The Presidency, with Muhammadu Buhari in charge also returned to the North in 2015. If therefore the Presidency is to return to the South in 2023, the only deserving part of the country is South-East. After all, Obasanjo (South-West) and Goodluck Jonathan (South-South) already tasted the Presidency. Hence, Buhari’s gesture, almost on a platter of gold, to the South-East in 2023. Nothing can disturb that arrangement without disturbing consequences. Any idea therefore that South-West would once again bid for the Presidency in 2023 is a non-starter. This is not the time for political insincerity of past years or the so-called after of handshake across the Niger from the West to the East will be out rightly leprous.

This is not to say that South-East is even seriously helping itself to make 2023 its year of history. In short, as much as Buhari and APC man be well-intentioned towards South-East in 2023, reaction from that zone (South-East) is down right ridiculous and potentially self-defeating. When Buhari (in effect APC) made the offer of Presidency in 2023 South-East, the response of Ohanaeze was that the zone preferred restructuring of Nigeria to Aso Rock tenancy. In short, if Nigeria is not restructured by 2023, South-East would ignore the offer of Presidency? Everybody in that zone has since seemingly acquiesced.

And other zones, especially South-West would be expected not to seize the opportunity? Why can’t South-East learn from past history especially of shifting positions on events eventually leading to the civil war which left South-East all alone to defend itself? In the present day political circumstances, which is within South- East’s easier reach, Nigerian Presidency or restructuring? Why dismiss certainty for uncertainty? The political reality today is that under a spurious restructuring, even if South-East zone gains ten new states, not less than fifteen new states will be created in the North. Will that new arrangement win the Presidency for South-East in the future?

Is South-East in the Presidency not better placed to restructure Nigeria provided (and only provided) other parts of the country support restructuring? Former president Goodluck Jonathan organised a constitutional conference which purported to have recommended restructuring of Nigeria and submitted its report to Jonathan more than a year before the 2015 presidential elections.

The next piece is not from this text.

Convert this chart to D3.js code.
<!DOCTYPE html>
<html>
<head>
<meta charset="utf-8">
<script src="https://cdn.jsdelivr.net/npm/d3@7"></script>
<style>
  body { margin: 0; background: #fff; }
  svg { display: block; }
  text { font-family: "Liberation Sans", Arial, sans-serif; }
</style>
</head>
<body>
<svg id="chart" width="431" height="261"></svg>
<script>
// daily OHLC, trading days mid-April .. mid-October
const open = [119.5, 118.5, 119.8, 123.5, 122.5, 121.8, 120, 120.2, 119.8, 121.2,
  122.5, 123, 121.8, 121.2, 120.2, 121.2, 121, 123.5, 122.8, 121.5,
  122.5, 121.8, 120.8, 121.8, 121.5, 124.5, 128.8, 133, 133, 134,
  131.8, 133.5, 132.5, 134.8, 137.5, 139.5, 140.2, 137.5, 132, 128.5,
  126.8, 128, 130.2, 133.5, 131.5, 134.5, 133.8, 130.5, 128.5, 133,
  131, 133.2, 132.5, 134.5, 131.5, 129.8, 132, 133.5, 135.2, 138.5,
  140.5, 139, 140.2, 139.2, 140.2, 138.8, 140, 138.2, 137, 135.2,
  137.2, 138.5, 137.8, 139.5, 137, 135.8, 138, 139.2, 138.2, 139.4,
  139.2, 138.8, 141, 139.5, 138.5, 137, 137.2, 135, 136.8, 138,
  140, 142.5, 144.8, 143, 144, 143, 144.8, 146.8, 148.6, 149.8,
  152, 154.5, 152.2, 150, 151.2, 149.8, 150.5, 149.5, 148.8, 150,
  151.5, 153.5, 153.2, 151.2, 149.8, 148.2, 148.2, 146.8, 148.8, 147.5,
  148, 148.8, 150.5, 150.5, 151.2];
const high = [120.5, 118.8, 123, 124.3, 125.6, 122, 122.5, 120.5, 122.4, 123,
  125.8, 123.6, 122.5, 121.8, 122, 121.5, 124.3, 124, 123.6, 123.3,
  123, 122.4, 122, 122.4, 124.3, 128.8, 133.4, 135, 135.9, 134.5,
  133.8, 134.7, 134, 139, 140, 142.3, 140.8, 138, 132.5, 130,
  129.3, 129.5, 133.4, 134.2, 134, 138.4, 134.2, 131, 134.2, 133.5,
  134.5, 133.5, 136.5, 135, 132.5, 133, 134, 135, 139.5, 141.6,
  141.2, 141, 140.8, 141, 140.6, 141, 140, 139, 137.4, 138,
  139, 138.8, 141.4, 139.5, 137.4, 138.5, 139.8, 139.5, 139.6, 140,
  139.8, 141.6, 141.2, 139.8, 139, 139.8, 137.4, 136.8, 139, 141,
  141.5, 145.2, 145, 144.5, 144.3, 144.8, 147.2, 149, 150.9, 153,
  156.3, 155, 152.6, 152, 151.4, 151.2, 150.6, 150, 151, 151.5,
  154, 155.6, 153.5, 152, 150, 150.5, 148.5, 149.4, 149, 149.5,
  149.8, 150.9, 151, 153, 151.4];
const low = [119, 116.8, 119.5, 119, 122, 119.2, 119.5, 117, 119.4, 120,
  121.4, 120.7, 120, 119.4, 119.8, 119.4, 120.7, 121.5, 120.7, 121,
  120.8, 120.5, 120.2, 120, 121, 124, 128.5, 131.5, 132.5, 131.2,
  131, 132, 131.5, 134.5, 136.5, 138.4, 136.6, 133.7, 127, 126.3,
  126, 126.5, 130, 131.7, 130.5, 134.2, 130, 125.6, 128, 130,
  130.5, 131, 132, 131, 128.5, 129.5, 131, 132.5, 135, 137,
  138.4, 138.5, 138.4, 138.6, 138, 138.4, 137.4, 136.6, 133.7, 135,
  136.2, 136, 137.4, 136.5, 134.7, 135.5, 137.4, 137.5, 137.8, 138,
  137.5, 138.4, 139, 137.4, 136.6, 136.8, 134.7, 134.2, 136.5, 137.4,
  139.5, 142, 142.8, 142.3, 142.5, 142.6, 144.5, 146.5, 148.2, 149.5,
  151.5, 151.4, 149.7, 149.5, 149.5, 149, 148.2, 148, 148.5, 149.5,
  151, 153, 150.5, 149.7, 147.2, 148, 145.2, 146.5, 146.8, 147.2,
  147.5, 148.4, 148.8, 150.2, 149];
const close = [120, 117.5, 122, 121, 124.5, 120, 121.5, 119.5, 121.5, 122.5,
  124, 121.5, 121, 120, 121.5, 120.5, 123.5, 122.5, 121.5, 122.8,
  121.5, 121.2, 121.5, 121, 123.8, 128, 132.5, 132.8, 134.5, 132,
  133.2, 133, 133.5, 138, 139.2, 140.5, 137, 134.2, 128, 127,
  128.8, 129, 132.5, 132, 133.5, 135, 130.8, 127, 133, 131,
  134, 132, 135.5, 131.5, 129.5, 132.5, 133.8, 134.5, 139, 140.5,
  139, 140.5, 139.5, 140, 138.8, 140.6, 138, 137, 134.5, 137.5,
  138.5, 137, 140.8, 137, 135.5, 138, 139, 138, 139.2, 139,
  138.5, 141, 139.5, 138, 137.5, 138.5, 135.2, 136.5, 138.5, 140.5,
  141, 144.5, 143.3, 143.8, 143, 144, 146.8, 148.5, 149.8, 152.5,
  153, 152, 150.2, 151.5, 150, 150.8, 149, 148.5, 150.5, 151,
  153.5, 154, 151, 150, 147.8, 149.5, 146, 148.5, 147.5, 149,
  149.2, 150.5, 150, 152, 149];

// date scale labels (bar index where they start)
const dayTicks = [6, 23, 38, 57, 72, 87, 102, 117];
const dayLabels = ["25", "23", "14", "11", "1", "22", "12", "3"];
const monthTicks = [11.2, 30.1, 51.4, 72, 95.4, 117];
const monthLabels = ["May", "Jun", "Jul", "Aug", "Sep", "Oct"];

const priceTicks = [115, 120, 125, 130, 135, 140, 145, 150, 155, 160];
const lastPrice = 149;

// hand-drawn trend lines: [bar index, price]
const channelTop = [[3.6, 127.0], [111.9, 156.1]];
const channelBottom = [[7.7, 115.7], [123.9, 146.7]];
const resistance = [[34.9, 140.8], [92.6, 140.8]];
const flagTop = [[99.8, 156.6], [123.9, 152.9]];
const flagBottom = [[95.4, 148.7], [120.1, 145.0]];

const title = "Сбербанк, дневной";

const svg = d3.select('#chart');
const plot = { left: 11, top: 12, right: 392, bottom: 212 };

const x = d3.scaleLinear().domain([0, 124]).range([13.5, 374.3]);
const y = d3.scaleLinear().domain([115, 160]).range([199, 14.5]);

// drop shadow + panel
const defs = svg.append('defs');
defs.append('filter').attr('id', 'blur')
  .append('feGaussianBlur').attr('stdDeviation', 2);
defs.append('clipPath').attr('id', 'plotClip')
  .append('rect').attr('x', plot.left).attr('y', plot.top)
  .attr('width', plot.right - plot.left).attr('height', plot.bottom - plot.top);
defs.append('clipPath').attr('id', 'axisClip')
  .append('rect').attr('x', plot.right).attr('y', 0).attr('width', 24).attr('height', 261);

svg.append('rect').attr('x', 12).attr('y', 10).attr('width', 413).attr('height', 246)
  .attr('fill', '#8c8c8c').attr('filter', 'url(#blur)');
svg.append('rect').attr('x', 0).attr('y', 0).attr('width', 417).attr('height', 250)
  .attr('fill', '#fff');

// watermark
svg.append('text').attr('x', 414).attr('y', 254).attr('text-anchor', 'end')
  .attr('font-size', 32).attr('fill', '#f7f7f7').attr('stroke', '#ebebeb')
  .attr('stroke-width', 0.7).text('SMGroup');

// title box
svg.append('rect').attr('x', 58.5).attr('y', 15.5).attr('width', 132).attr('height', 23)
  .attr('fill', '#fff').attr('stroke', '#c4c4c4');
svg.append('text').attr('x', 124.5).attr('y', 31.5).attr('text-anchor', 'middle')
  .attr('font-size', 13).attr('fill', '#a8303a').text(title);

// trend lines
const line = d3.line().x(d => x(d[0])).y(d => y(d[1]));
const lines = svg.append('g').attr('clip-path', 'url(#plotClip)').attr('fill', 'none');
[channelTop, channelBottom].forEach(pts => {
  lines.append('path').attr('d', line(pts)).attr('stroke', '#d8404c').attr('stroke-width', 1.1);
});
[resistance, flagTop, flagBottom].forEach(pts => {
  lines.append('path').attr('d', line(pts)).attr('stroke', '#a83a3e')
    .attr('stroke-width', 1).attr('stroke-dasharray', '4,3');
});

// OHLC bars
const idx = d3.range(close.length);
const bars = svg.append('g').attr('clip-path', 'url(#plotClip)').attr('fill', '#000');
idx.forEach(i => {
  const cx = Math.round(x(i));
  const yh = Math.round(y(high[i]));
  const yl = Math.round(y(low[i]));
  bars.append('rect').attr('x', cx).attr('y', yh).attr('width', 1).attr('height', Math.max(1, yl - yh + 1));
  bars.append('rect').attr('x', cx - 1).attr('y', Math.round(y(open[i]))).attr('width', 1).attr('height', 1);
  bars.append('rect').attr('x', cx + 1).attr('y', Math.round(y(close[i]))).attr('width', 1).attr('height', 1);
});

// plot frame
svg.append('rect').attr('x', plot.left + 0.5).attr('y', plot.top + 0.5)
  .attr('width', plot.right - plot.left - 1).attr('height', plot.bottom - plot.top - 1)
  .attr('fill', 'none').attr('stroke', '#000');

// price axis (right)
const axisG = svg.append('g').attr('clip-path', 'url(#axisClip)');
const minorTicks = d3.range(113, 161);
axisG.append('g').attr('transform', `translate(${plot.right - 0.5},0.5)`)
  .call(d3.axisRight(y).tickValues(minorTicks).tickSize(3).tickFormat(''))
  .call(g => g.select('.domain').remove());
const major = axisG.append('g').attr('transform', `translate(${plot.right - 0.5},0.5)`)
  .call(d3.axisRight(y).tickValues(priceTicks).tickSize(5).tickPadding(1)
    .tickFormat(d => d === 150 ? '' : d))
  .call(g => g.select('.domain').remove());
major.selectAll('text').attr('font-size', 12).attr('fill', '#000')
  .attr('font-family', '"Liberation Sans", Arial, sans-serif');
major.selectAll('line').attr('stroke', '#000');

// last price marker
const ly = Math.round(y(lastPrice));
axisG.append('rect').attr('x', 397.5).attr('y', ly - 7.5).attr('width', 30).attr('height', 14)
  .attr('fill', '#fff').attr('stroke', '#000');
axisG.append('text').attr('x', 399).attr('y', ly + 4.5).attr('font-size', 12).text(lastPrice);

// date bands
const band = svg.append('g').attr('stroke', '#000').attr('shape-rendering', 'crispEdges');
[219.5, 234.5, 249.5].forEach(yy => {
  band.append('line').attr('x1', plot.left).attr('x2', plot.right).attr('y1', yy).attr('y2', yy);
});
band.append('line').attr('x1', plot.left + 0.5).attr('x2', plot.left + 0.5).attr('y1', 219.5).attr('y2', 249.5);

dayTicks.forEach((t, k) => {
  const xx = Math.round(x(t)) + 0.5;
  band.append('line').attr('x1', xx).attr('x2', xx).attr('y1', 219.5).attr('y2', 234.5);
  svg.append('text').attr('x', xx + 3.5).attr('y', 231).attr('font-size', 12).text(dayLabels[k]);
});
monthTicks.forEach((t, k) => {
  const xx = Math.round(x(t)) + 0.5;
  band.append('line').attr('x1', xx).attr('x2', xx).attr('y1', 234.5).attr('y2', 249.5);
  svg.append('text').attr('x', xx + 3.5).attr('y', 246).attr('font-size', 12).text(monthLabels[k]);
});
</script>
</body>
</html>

With its effective representation in Jonathan’s administration, why did South-East fail to prevail on Jonathan to implement that report especially on restructuring? And following Jonathan’s failure to restructure Nigeria, did that stop or even postpone 2015 Presidential elections?

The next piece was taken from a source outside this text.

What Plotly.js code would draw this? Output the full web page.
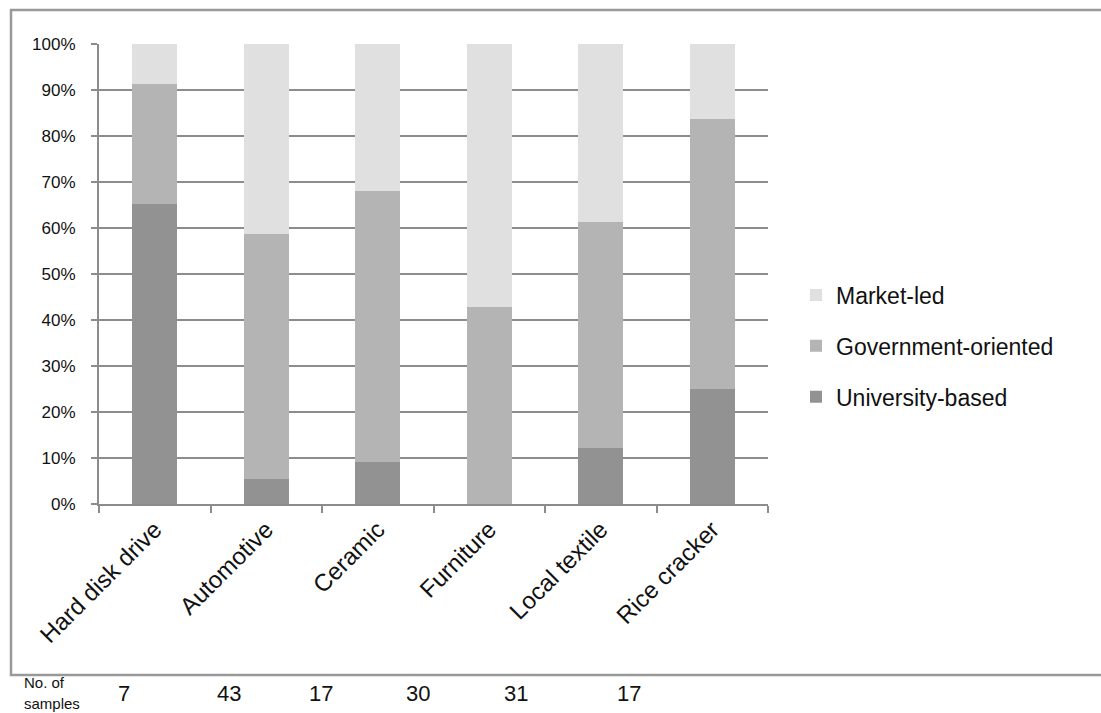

If South-East prefers restructuring to the offer of Presidency, it is a choice with which nobody can quarrel. But, any elections due will be held since neither Nigerian constitution nor electoral act makes general elections conditional on restructuring of the country.

Curiously, instead of taking the offer of Presidency, South-East seems to offer its head in sacrifice for breaking the coconut of restructuring. As MKO Abiola would put it in one of his memorable proverbs, try your gesture and you won’t be around to share in the coconut.

This, anyway should be noted. If South-East zone stands by its pledge to reject the Presidency in 2023 after insisting on restructuring of the country, other zones in the South- South west and South-South will vie for the Presidency and South-East will gnash for nothing. The offer of the Presidency in 2023 cannot be on the table indefinitely.